The Cardi in me noticed some drain pipe remnants in Mum's back yard - could they save me money fixing a land drain issue in Mrs Blog's garden? I measure them - probably not, they are 4 inch not 6 inch pipes. Ho hum.



This momentary breach of sabbatarian probity is punished an hour later. On the way home I get a puncture and pull into the White Hart pub car-park in Cenarth.

Panic. I don't even know where the spare is hidden! But I patiently read the manual and locate it strapped under the boot.

Feeling rather pleased I exhibit maximum Zen calmness, find all the kit, and work out what I have to do (Mrs B has no faith in me but I persist confidently).

But I fail. The nuts on the wheel will not budge.

At this point anti-sabbatarianism comes to my aid because the pub is open (it wouldn't have been a few years ago) and within it I find a saint who spends the next two hours helping me.

He too can't do it with the pathetic kit supplied and goes back to his farm to fetch a cross-wrench - he is held up by a herd of cows so takes ages.

But it too won't budge the nuts.

We both set off on foot to find something to help - he finds a bit of a tourist's caravan's TV aerial which might do it (I am tempted) but I find a scaffolding pipe which we put over the cross-wrench to create a 5 foot lever (clever, eh?) and together we finally loosen the bolts.

Then we find the spare is flat (possibly a criminal offence on my part? If you even ask the question the answer will be yes).

The patient saint drives me a long way to a garage and we blow up the spare and drive back and put it on.

Meanwhile Mrs B slightly offends the saint by asking him (to my horror) how long he has lived in the area. He says all his life.

This is an interesting lesson about local Welsh accents. Mrs B was brought up in the same county for heavens sake but admittedly at the other end of Carmarthenshire - but she swears he sounded alien to her ("surely some kind of Gog?").

But the saint puts up with all this to complete the job.

At this point you might agree with me that there is a potential embarrassment. I choose, I think quite well judged, to say:

"Look, you might take offence if I ask but is there anything I might pay or do for your trouble?"

Brilliantly the saint doesn't want anything, doesn't take offence, but laughs happily, waves his hand, and disappears into the pub again, unwilling even to hear our profuse thanks - so he is even unwilling to embarrass us because it would embarrass him.

We agree as we drive home that actually many people - maybe even most people? - would have helped like that.

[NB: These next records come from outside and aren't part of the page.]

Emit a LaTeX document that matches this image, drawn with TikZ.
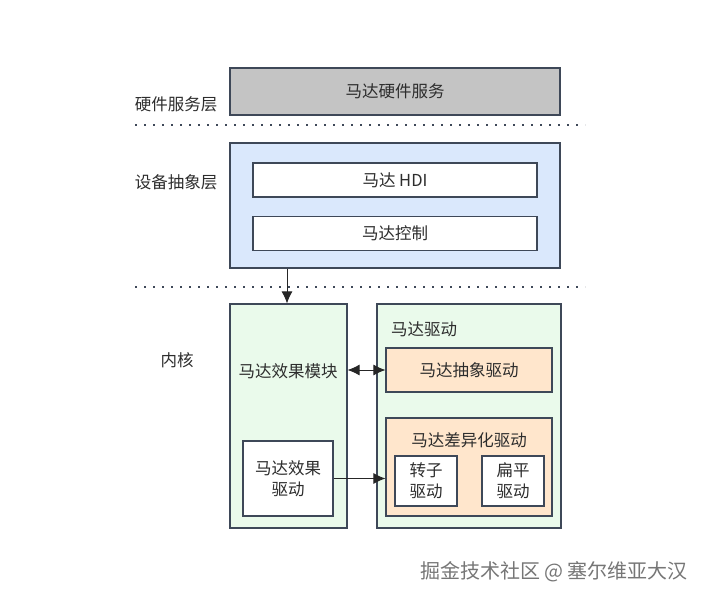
\documentclass[tikz,border=0pt]{standalone}
\usepackage{fontspec}
\setmainfont{Noto Sans CJK SC}
\usetikzlibrary{positioning,arrows.meta}

\definecolor{edge}{RGB}{62,72,88}
\definecolor{hwgray}{RGB}{196,196,196}
\definecolor{halblue}{RGB}{218,232,252}
\definecolor{kgreen}{RGB}{234,250,235}
\definecolor{dorange}{RGB}{255,230,204}
\definecolor{txt}{RGB}{45,45,45}
\definecolor{mark}{RGB}{118,118,118}

\begin{document}
\begin{tikzpicture}[x=1pt,y=-1pt,
    every node/.style={font=\fontsize{16.5}{21}\selectfont,text=txt},
    blk/.style={draw=edge,line width=1.1pt,inner sep=0pt,align=center},
    layer/.style={align=center},
    sep/.style={draw=edge,line width=1.1pt,dash pattern=on 2pt off 7pt},
    arr/.style={draw=black!85,line width=1pt,-{Latex[length=12pt,width=11pt]}}]
  \useasboundingbox (0,0) rectangle (710,599);

  % layers
  \node[layer] (LblHw)     at (176,104) {硬件服务层};
  \node[layer] (LblHal)    at (176,182) {设备抽象层};
  \node[layer] (LblKernel) at (177,360) {内核};
  \draw[sep] (135,125) -- (585,125);
  \draw[sep] (135,287) -- (585,287);

  % hardware service
  \node[blk,fill=hwgray,minimum width=330pt,minimum height=47pt] (HwSrv) at (395,91.5) {马达硬件服务};

  % hal
  \node[blk,fill=halblue,minimum width=330pt,minimum height=125pt] (Hal) at (395,205.5) {};
  \node[blk,fill=white,minimum width=284pt,minimum height=34pt] (Hdi)  at (395,180) {马达 HDI};
  \node[blk,fill=white,minimum width=284pt,minimum height=34pt,below=18pt of Hdi] (Ctrl) {马达控制};

  % kernel
  \node[blk,fill=kgreen,minimum width=117pt,minimum height=224pt] (EffMod) at (288.5,416) {};
  \node (EffModLbl) at (288,371) {马达效果模块};
  \node[blk,fill=white,minimum width=90pt,minimum height=75pt] (EffDrv) at (288,478.5) {马达效果\\驱动};

  \node[blk,fill=kgreen,minimum width=184pt,minimum height=224pt] (Drv) at (469,416) {};
  \node (DrvLbl) at (424,329) {马达驱动};
  \node[blk,fill=dorange,minimum width=166pt,minimum height=44pt] (AbsDrv)  at (469,370) {马达抽象驱动};
  \node[blk,fill=dorange,minimum width=166pt,minimum height=98pt] (DiffDrv) at (469,467) {};
  \node (DiffLbl) at (469,440) {马达差异化驱动};
  \node[blk,fill=white,minimum width=62pt,minimum height=50pt] (Rotor) at (426,481) {转子\\驱动};
  \node[blk,fill=white,minimum width=62pt,minimum height=50pt] (Flat)  at (513,481) {扁平\\驱动};

  % links
  \draw[arr] (Hal.south -| 287,0) -- (EffMod.north -| 287,0);
  \draw[arr,{Latex[length=12pt,width=11pt]}-{Latex[length=12pt,width=11pt]}] (EffMod.east |- AbsDrv) -- (AbsDrv.west);
  \draw[arr] (EffDrv.east) -- (DiffDrv.west |- EffDrv.east);

  \node[text=mark,font=\fontsize{20}{24}\selectfont] (Mark) at (554,572) {掘金技术社区 @ 塞尔维亚大汉};
\end{tikzpicture}
\end{document}
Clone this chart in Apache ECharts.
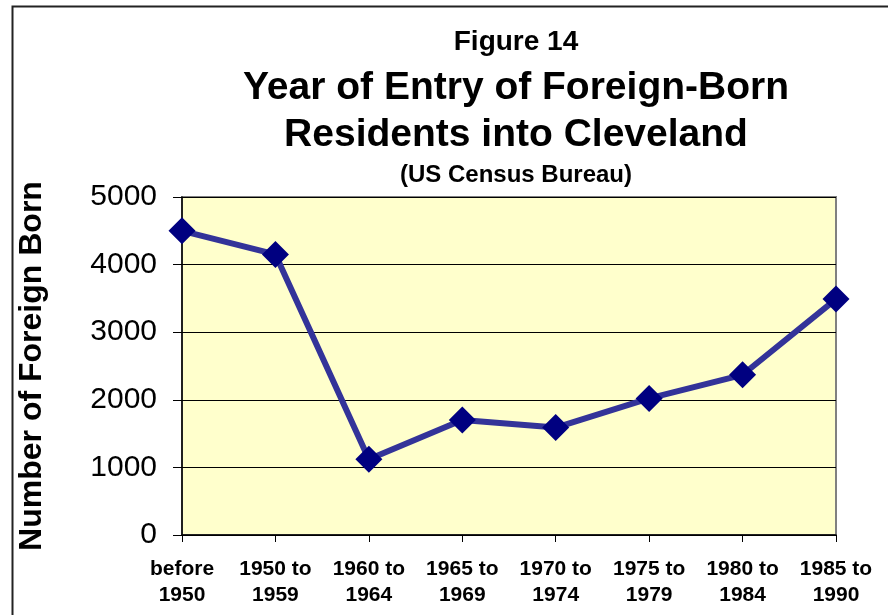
<!DOCTYPE html>
<html>
<head>
<meta charset="utf-8">
<script src="https://cdn.jsdelivr.net/npm/echarts@6/dist/echarts.min.js"></script>
<style>html,body{margin:0;padding:0;background:#fff}#c{width:888px;height:615px}</style>
</head>
<body>
<div id="c"></div>
<script>
var categories = ['before\n1950','1950 to\n1959','1960 to\n1964','1965 to\n1969','1970 to\n1974','1975 to\n1979','1980 to\n1984','1985 to\n1990'];
var foreignBorn = [4500, 4150, 1120, 1700, 1590, 2020, 2370, 3490];
var yTicks = [0, 1000, 2000, 3000, 4000, 5000];

var chart = echarts.init(document.getElementById('c'));
var F = '"Liberation Sans", Arial, sans-serif';
chart.setOption({
  animation: false,
  backgroundColor: '#fff',
  graphic: [
    {type: 'rect', left: 10, top: 4, shape: {x: 0, y: 0, width: 900, height: 640}, style: {fill: 'none', stroke: '#222', lineWidth: 2}, z: 0}
  ],
  title: [
    {text: 'Figure 14', left: 511, top: 21, textAlign: 'center', textStyle: {fontFamily: F, fontSize: 28, fontWeight: 'bold', color: '#000', lineHeight: 32}},
    {text: 'Year of Entry of Foreign-Born\nResidents into Cleveland', left: 511, top: 60, textAlign: 'center', textStyle: {fontFamily: F, fontSize: 39, fontWeight: 'bold', color: '#000', lineHeight: 47}},
    {text: '(US Census Bureau)', left: 511, top: 157, textAlign: 'center', textStyle: {fontFamily: F, fontSize: 24, fontWeight: 'bold', color: '#000', lineHeight: 26}}
  ],
  grid: {left: 182, right: 52, top: 197, bottom: 80, show: true, backgroundColor: '#FFFFCC', borderColor: '#808080', borderWidth: 2},
  xAxis: {
    type: 'category', data: categories, boundaryGap: false,
    axisLine: {lineStyle: {color: '#000', width: 1.5}},
    axisTick: {show: true, length: 7, lineStyle: {color: '#000'}},
    axisLabel: {fontFamily: F, fontSize: 21, fontWeight: 'bold', color: '#000', lineHeight: 26, margin: 21, interval: 0},
    splitLine: {show: false}
  },
  yAxis: {
    type: 'value', min: 0, max: 5000, interval: 1000,
    name: 'Number of Foreign Born', nameLocation: 'middle', nameGap: 134,
    nameTextStyle: {fontFamily: F, fontSize: 32, fontWeight: 'bold', color: '#000'},
    axisLine: {show: true, lineStyle: {color: '#000', width: 1.5}},
    axisTick: {show: true, length: 9, lineStyle: {color: '#000'}},
    axisLabel: {fontFamily: F, fontSize: 30, color: '#000', margin: 25,
      formatter: function (v) { return yTicks.indexOf(v) >= 0 ? String(v) : ''; }},
    splitLine: {show: true, lineStyle: {color: '#000', width: 1}}
  },
  series: [{
    type: 'line', data: foreignBorn,
    lineStyle: {color: '#333399', width: 6},
    symbol: 'diamond', symbolSize: 27,
    itemStyle: {color: '#000080'},
    z: 5
  }]
});
</script>
</body>
</html>
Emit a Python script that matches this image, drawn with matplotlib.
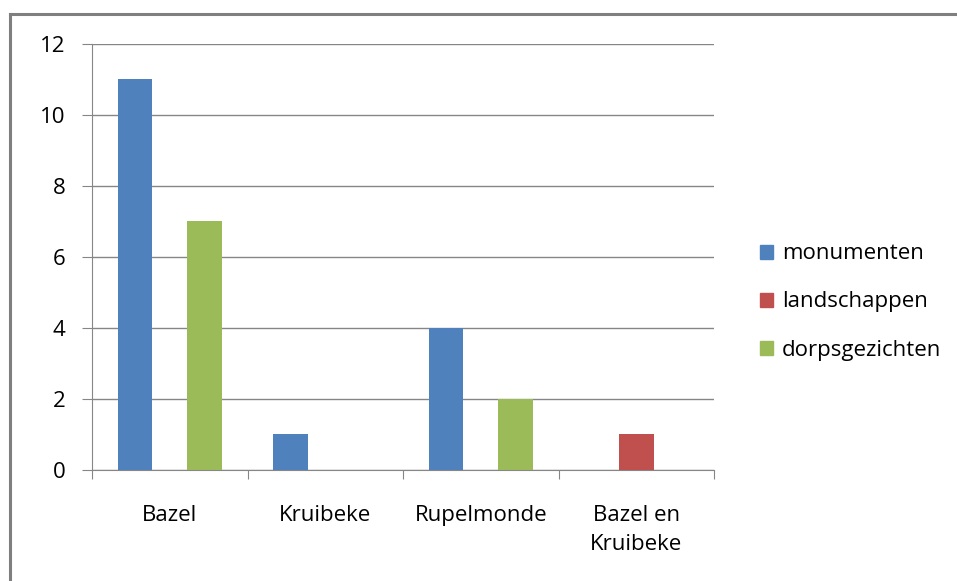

No less credit to the saint but what a fantastic reminder of that great decency which surrounds us all.

Truly the bad people are a minority and, I swear and often argue with my friends, they have the worst deal - we can all see the high-profile nasty exceptions but even they are, I think, probably not happy.

This matters professionally too. In advancing the cause of people with a mental illness we should not make the mistake of thinking that most people's first instinct will be other than friendly and supportive.